Jetzt zu der Frage von Andreas Müller, also zur Nichtfortwirkung der marxistischen Faschismus-Analyse und alles, was daran hängt. Es gibt natürlich darauf keine erschöpfende Antwort, überhaupt keine Antwort, sondern allenfalls eine private Vermutung. Die hängt zusammen mit der Einschätzung der Studentenrebellion insgesamt. Ich schätze inzwischen die Studentenorganisierung als ein Begleitphänomen einer kleinen gesellschaftlichen Reform der Bundesrepublik Deutschland, Übergang von einer restaurativen Nachkriegsperiode mit ungeheuren Belastungen sogar noch im einzelnen von der faschistischen Vergangenheit zu einer normalen kapitalistischen Demokratie, wie sie in Nichtkrisenzeiten besteht. Dieser Übergang war in diesem Lande mit vernünftigen Leuten einfach nicht zu haben. Damit von der CDU-Regierung über die große Koalition zur kleinen Koalition gekommen werden konnte, mußte in diesem Land etwas mehr passieren. Und dazu hat die Studentenrebellion bestimmt beigetragen, aber sie war ein Epiphänomen, das würde ich so sehen. Aber Epiphänomene haben es an sich, sich nicht an das zu halten, was funktional von ihnen verlangt wird. Denn eigentlich werden sie nur gebraucht, um zu einem normalen kapitalistischen demokratischen Staat á la 1969 ff zu führen. Sie hat aber viel mehr auf der Pfanne gehabt. Sie hat viel mehr gemacht, als nur diese kleine Verschiebung. Warum? Hat sie gesponnen, hat sie Themen aufgegriffen, die gar nicht da sind? Natürlich hat sie das nicht. Sondern sie hat die Themen, die da sind, sozusagen als ein Epiphänomen radikalisiert. Analytisch wie praktisch.

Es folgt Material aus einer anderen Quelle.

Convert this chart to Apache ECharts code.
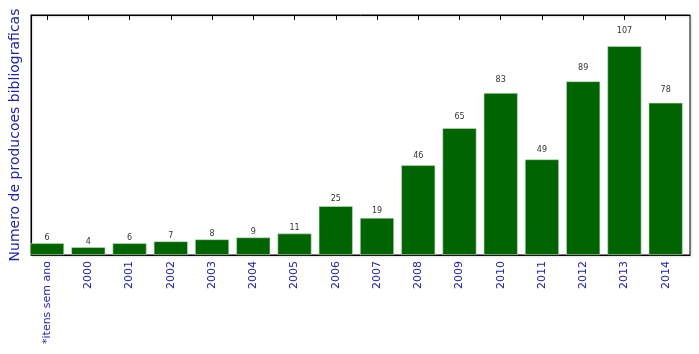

Hat sich nicht damit zufrieden gegeben, 'wir machen eine kleine Reform und dann sind Sachen wie Vietnam-Krieg und weiß der Himmel etwas auch wieder zu vergessen', sondern ist an die Wurzeln gegangen, aber als Studentenrebellion bzw. mit einer kleinen APO mit einem kleinen Anhang von Freiberuflern und weiß der Himmel was. Also als eine gesellschaftlich völlig ohnmächtige Gruppe. Und in ihrer Politik haben plötzlich solche tiefgreifenden Analysen eine Rolle gespielt. Als der Mohr seine Schuldigkeit getan hatte, seinen Dank bekam und gehen konnte, sei es in die Amnestie von Willy Brandt, sei es in die Gefängnisse seines Innenministers, als die Sache im wesentlichen liquidiert war, was sollte man dann noch mit diesen alten Theorien? Die werden erst wieder gebraucht, wenn die nächste Krise nicht mehr reformistisch zu behandeln ist. Das ist meine private Antwort darauf. ...
Anmerkungen:
1) Das stimmt nicht. Diepgen wurde im Februar 1963 abgewählt, seine Nachfolger waren Werner Gebauer (gewählt vom neugewählten 15. Konvent der FU am 28. Juni 1963) und Wolfgang Roth (SHB) gewählt vom 17. Konvent am 14. Februar 1964). Wolfgang Lefèvre wurde am 19. Februar 1965 vom 17 . Konvent der Fu zum AStA-Vorsitzenden gewählt. Die Wahl erfolgte im Gegensatz zu den "Hoechster Vereinbarungen": Lefèvre kandidierte ohne Absprache gegen den SHB-Kandidaten Zöpel und wurde mit den Stimmen der "Rechten" gewählt.